# Hopping Mice



## syxxx (Apr 26, 2009)

I am currently considering purchasing some hopping mice. We have a four foot fish tank in mind and I would like to hear anyone's tips on how best to house these little guys. Because we are in Victoria we are talking of the mitchell's hopping mice but I would like to hear from people with spinifex hopping mice as well. Any help would be appreciated especially in regards to heating and substrates. Also are they likely to have any problems if they chew the silicone like normal mice would?


----------



## BlindSnake (Apr 26, 2009)

Had them in the past and found them an excellent alternative to rats and mice.
The dont stink and are very active at night.
We never had any heating for them but a low watt light in winter wouldnt hurt. A tank with a good 10cm of sand for the to dig and flick around is a must. Also give them some dry grass for them to make their bedding in and a nice piece of bark for them to hide under and chew..We had the in a glass tank but found that they wouldn't worry about the silicone if they had other thing to chew. If you put some stick in also you will find that they climb and play on them aswell.
The babies are really funny to watch when they start to move around. better than watching T.V

Hope this helps.


----------



## syxxx (Apr 27, 2009)

*Hoppers*

Thanks blindsnake good to hear first hand about the smell I was a little sceptical about the no odour.
Cheers


----------



## Jay84 (Apr 28, 2009)

ChrisReptile on this site has some for sale at the moment. He lives in Frankston which is close to you. drop him a line. really nice guy and will be more than happy to offer advice!


----------



## jdonly1 (Apr 28, 2009)

No smell would have to be a big plus I reckon


----------



## asis (Apr 28, 2009)

I used to keep spinifex hoppers. Maintained a fairly large colony in a 4 foot fish tank. Always used wood shavings as substrate around 50mm or more deep. Would then basically loosely fill the tank with lucerne, the mice chew, eat and compact this pretty quickly and spend a fair bit of time building tunnels through it. Smells good too. Never had any trouble with the smell, they where in my bedroom and the loungeroom and only cleaned out every 10-14 days. 

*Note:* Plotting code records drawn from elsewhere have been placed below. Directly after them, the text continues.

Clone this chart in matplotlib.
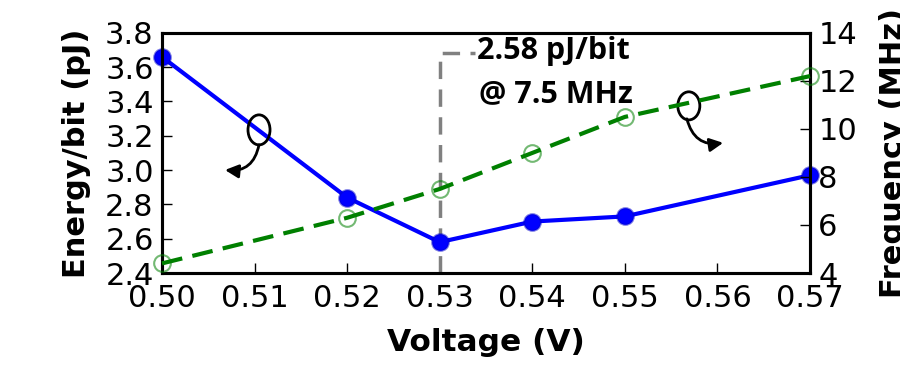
import matplotlib
matplotlib.use("Agg")
import matplotlib.pyplot as plt
from matplotlib.patches import Ellipse

voltage = [0.50, 0.52, 0.53, 0.54, 0.55, 0.57]
energy = [3.66, 2.84, 2.58, 2.70, 2.73, 2.97]
frequency = [4.4, 6.3, 7.5, 9.0, 10.5, 12.2]
xticks = [0.50, 0.51, 0.52, 0.53, 0.54, 0.55, 0.56, 0.57]
yticks_left = [2.4, 2.6, 2.8, 3.0, 3.2, 3.4, 3.6, 3.8]
yticks_right = [4, 6, 8, 10, 12, 14]
opt_v, opt_e, opt_f = 0.53, 2.58, 7.5

plt.rcParams['font.family'] = ['DejaVu Sans']

fig = plt.figure(figsize=(9, 3.65), dpi=100)
ax = fig.add_axes([0.18, 0.252, 0.72, 0.658])
ax2 = ax.twinx()

# energy line
ax.plot(voltage, energy, color='blue', lw=3, marker='o', markersize=12,
        markerfacecolor='blue', markeredgecolor=(0, 0, 0.8, 0.5), markeredgewidth=1.5,
        zorder=4, clip_on=False)
# frequency line
ax2.plot(voltage, frequency, color='green', lw=3, dashes=(5, 2.5), marker='o',
         markersize=12, markerfacecolor='none', markeredgecolor=(0, 0.5, 0, 0.55),
         markeredgewidth=1.5, zorder=4, clip_on=False)

# optimum marker line
ax.plot([opt_v, opt_v, opt_v + 0.0038], [2.4, 3.68, 3.68], color='gray', lw=2.5,
        dashes=(5, 3), zorder=2)
ax.text(opt_v + 0.0040, 3.695, f"{opt_e:.2f} pJ/bit", fontsize=22, fontweight='bold',
        family=['Open Sans', 'DejaVu Sans'], va='center', ha='left')
ax.text(opt_v + 0.0042, 3.44, f"@ {opt_f} MHz", fontsize=22, fontweight='bold',
        family=['Open Sans', 'DejaVu Sans'], va='center', ha='left')

ax.set_xlim(0.50, 0.57)
ax.set_ylim(2.4, 3.8)
ax2.set_ylim(4, 14)
ax.set_xticks(xticks)
ax.set_xticklabels([f"{v:.2f}" for v in xticks])
ax.set_yticks(yticks_left)
ax.set_yticklabels([f"{v:.1f}" for v in yticks_left])
ax2.set_yticks(yticks_right)

for a in (ax, ax2):
    for s in a.spines.values():
        s.set_linewidth(2.2)
    a.tick_params(direction='in', length=7, width=1, labelsize=22, pad=6)
ax.tick_params(axis='x', pad=8)

ax.set_xlabel("Voltage (V)", fontsize=22.5, fontweight='bold', labelpad=11)
ax.set_ylabel("Energy/bit (pJ)", fontsize=22, fontweight='bold', labelpad=10)
ax2.set_ylabel("Frequency (MHz)", fontsize=22, fontweight='bold', labelpad=16)

# ellipses with arrows
e1 = Ellipse((0.1497, 0.596), 0.034, 0.125, transform=ax.transAxes, fill=False,
             lw=2, ec='black', zorder=6)
e2 = Ellipse((0.813, 0.696), 0.034, 0.117, transform=ax.transAxes, fill=False,
             lw=2, ec='black', zorder=6)
ax.add_patch(e1)
ax.add_patch(e2)
ax.annotate("", xy=(0.0972, 0.429), xytext=(0.1497, 0.534), xycoords='axes fraction',
            arrowprops=dict(arrowstyle='-|>,head_length=0.8,head_width=0.4', lw=2,
                            color='black', connectionstyle='arc3,rad=-0.45',
                            shrinkA=0, shrinkB=0))
ax.annotate("", xy=(0.866, 0.542), xytext=(0.810, 0.642), xycoords='axes fraction',
            arrowprops=dict(arrowstyle='-|>,head_length=0.8,head_width=0.4', lw=2,
                            color='black', connectionstyle='arc3,rad=0.45',
                            shrinkA=0, shrinkB=0))

fig.savefig("out.png", dpi=100)
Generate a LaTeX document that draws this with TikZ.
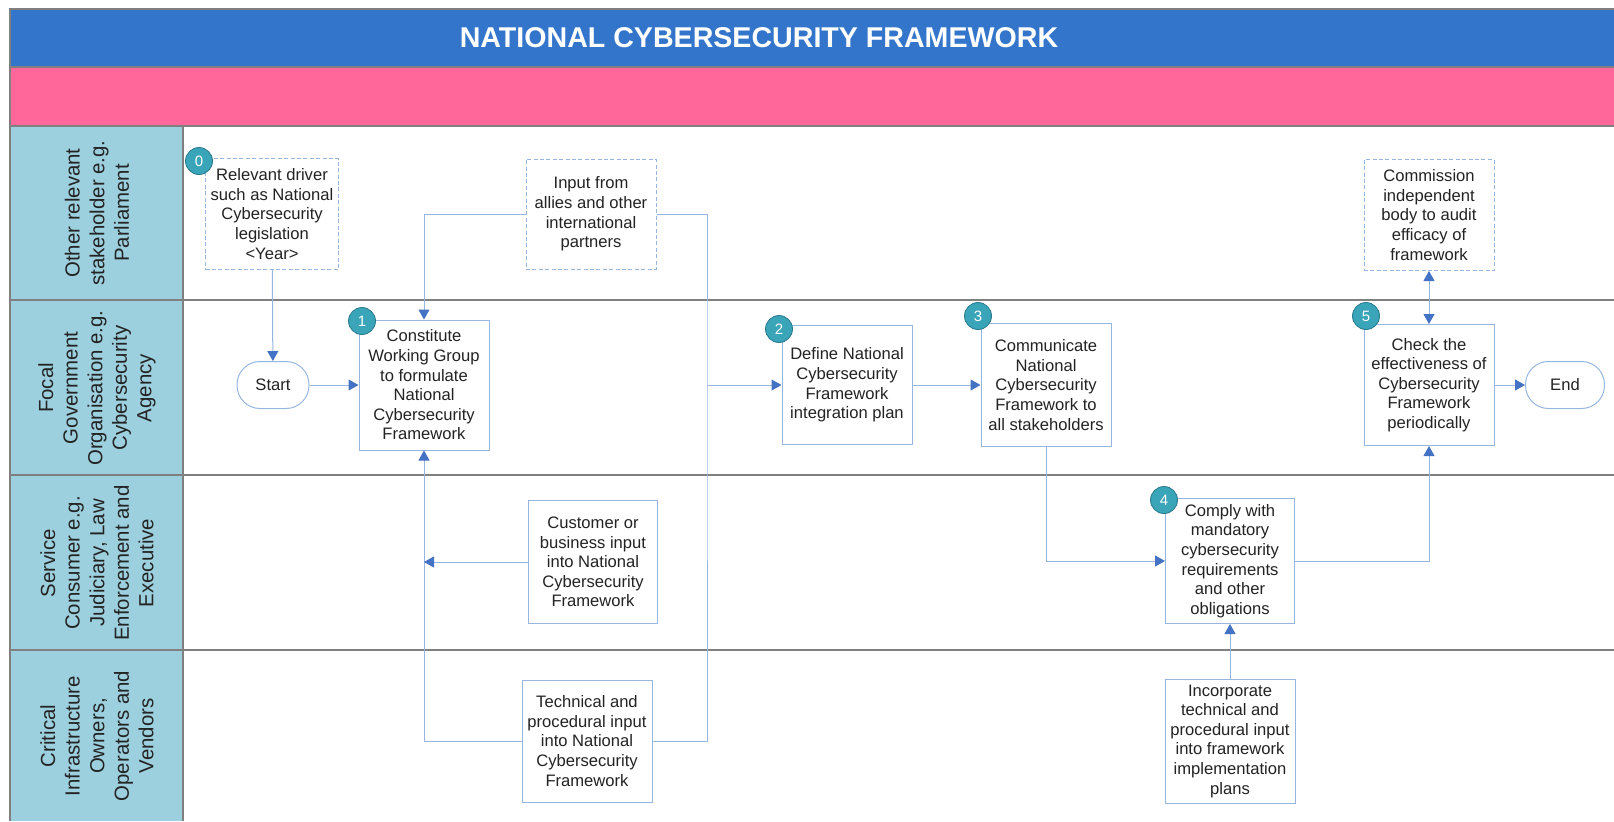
\documentclass[tikz,border=0pt]{standalone}
\usepackage{fontspec}
\setmainfont{Liberation Sans}
\usetikzlibrary{arrows.meta}
\definecolor{titleblue}{RGB}{52,117,204}
\definecolor{bandpink}{RGB}{255,102,153}
\definecolor{lanefill}{RGB}{157,208,222}
\definecolor{boxline}{RGB}{150,182,224}
\definecolor{arrowblue}{RGB}{68,114,196}
\definecolor{badgeteal}{RGB}{58,164,184}
\definecolor{badgeedge}{RGB}{40,120,140}
\definecolor{gridgray}{RGB}{128,128,128}
\definecolor{textgray}{RGB}{35,35,35}
\tikzset{
  proc/.style={draw=boxline, fill=white, line width=0.5pt, minimum width=65pt, inner sep=0pt, align=center, text=textgray, font=\fontsize{8.3}{9.8}\selectfont},
  ext/.style={proc, dash pattern=on 2pt off 1.2pt},
  term/.style={proc, rounded corners=11.5pt, minimum height=23.5pt},
  badge/.style={circle, draw=badgeedge, fill=badgeteal, minimum size=13.5pt, inner sep=0pt, text=white, font=\fontsize{7.5}{8}\selectfont},
  lane/.style={rotate=90, align=center, text=textgray, font=\fontsize{10.2}{12.3}\selectfont},
  title/.style={text=white, font=\fontsize{14.3}{17}\selectfont\bfseries},
  grid/.style={gridgray, line width=0.75pt},
  link/.style={draw=boxline, line width=0.5pt},
  flow/.style={link, -{Triangle[length=5pt, width=5.5pt, color=arrowblue]}},
  dflow/.style={link, {Triangle[length=5pt, width=5.5pt, color=arrowblue]}-{Triangle[length=5pt, width=5.5pt, color=arrowblue]}},
}
\begin{document}
\begin{tikzpicture}[x=0.5pt,y=-0.5pt]
        \useasboundingbox (0,0) rectangle (1614,821);
        \fill[titleblue] (10,9) rectangle (1614,67);
        \fill[bandpink] (10,67) rectangle (1614,126);
        \fill[lanefill] (10,126) rectangle (183,821);
        \draw[grid] (10,821) -- (10,9) -- (1614,9);
        \draw[grid] (10,67) -- (1614,67);
        \draw[grid] (10,126) -- (1614,126);
        \foreach \y in {300,475,650} \draw[grid] (10,\y) -- (1614,\y);
        \draw[grid] (183,126) -- (183,821);
        \node[title] (ttl) at (759,38) {NATIONAL CYBERSECURITY FRAMEWORK};
        
        \node[lane] (l1) at (97,213) {Other relevant\\stakeholder e.g.\\Parliament};
        \node[lane] (l2) at (97,388) {Focal\\Government\\Organisation e.g.\\Cybersecurity\\Agency};
        \node[lane] (l3) at (97,563) {Service\\Consumer e.g.\\Judiciary, Law\\Enforcement and\\Executive};
        \node[lane] (l4) at (97,736) {Critical\\Infrastructure\\Owners,\\Operators and\\Vendors};
        
        \node[ext, minimum width=66.5pt, minimum height=55.5pt] (drv) at (272,214) {Relevant driver\\such as National\\Cybersecurity\\legislation\\<Year>};
        \node[ext, minimum height=55pt] (allies) at (591,214) {Input from\\allies and other\\international\\partners};
        \node[ext, minimum height=55.5pt] (audit) at (1429,215) {Commission\\independent\\body to audit\\efficacy of\\framework};
        \node[term, minimum width=36pt] (start) at (273,385) {Start};
        \node[proc, minimum height=65pt] (wg) at (424,385) {Constitute\\Working Group\\to formulate\\National\\Cybersecurity\\Framework};
        \node[proc, minimum height=59.5pt] (plan) at (847,385) {Define National\\Cybersecurity\\Framework\\integration plan};
        \node[proc, minimum height=61.5pt] (comm) at (1046,385) {Communicate\\National\\Cybersecurity\\Framework to\\all stakeholders};
        \node[proc, minimum height=60.5pt] (check) at (1429,385) {Check the\\effectiveness of\\Cybersecurity\\Framework\\periodically};
        \node[term, minimum width=39.5pt] (finish) at (1565,385) {End};
        \node[proc, minimum width=64.5pt, minimum height=61.5pt] (cust) at (593,562) {Customer or\\business input\\into National\\Cybersecurity\\Framework};
        \node[proc, minimum width=64.5pt, minimum height=62.5pt] (comply) at (1230,561) {Comply with\\mandatory\\cybersecurity\\requirements\\and other\\obligations};
        \node[proc, minimum height=61pt] (tech) at (587,741) {Technical and\\procedural input\\into National\\Cybersecurity\\Framework};
        \node[proc, minimum height=62pt] (incorp) at (1230,741) {Incorporate\\technical and\\procedural input\\into framework\\implementation\\plans};
        
        \node[badge] (b0) at (199,161) {0};
        \node[badge] (b1) at (362,321) {1};
        \node[badge] (b2) at (779,329) {2};
        \node[badge] (b3) at (978,316) {3};
        \node[badge] (b4) at (1164,500) {4};
        \node[badge] (b5) at (1366,316) {5};
        
        \coordinate (jr) at (707,385);
        \draw[flow] (drv) -- (start);
        \draw[flow] (allies.west) -| (wg.north);
        \draw[link] (allies.east) -| (jr) |- (tech.east);
        \draw[flow] (jr) -- (plan.west);
        \draw[flow] (tech.west) -| (wg.south);
        \draw[flow] (cust.west) -- (cust.west -| wg.south);
        \draw[flow] (start) -- (wg);
        \draw[flow] (plan) -- (comm);
        \draw[flow] (comm.south) |- (comply.west);
        \draw[flow] (comply.east) -| (check.south);
        \draw[flow] (incorp) -- (comply);
        \draw[dflow] (audit) -- (check);
        \draw[flow] (check) -- (finish);
\end{tikzpicture}
\end{document}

Provided a couple of nest boxes similar to what you would use for budgies and a hollw log or 2. Make sure the boxes and logs are on the bottom of the tank so they can't tunnel under them.

Make sure your tank has lots of ventilation, only thing that seems to make an odour is a lack of ventilation causing moisture to build up. Heating was never needed, they sleep comunally and the lucerne provides plenty of insulation.


----------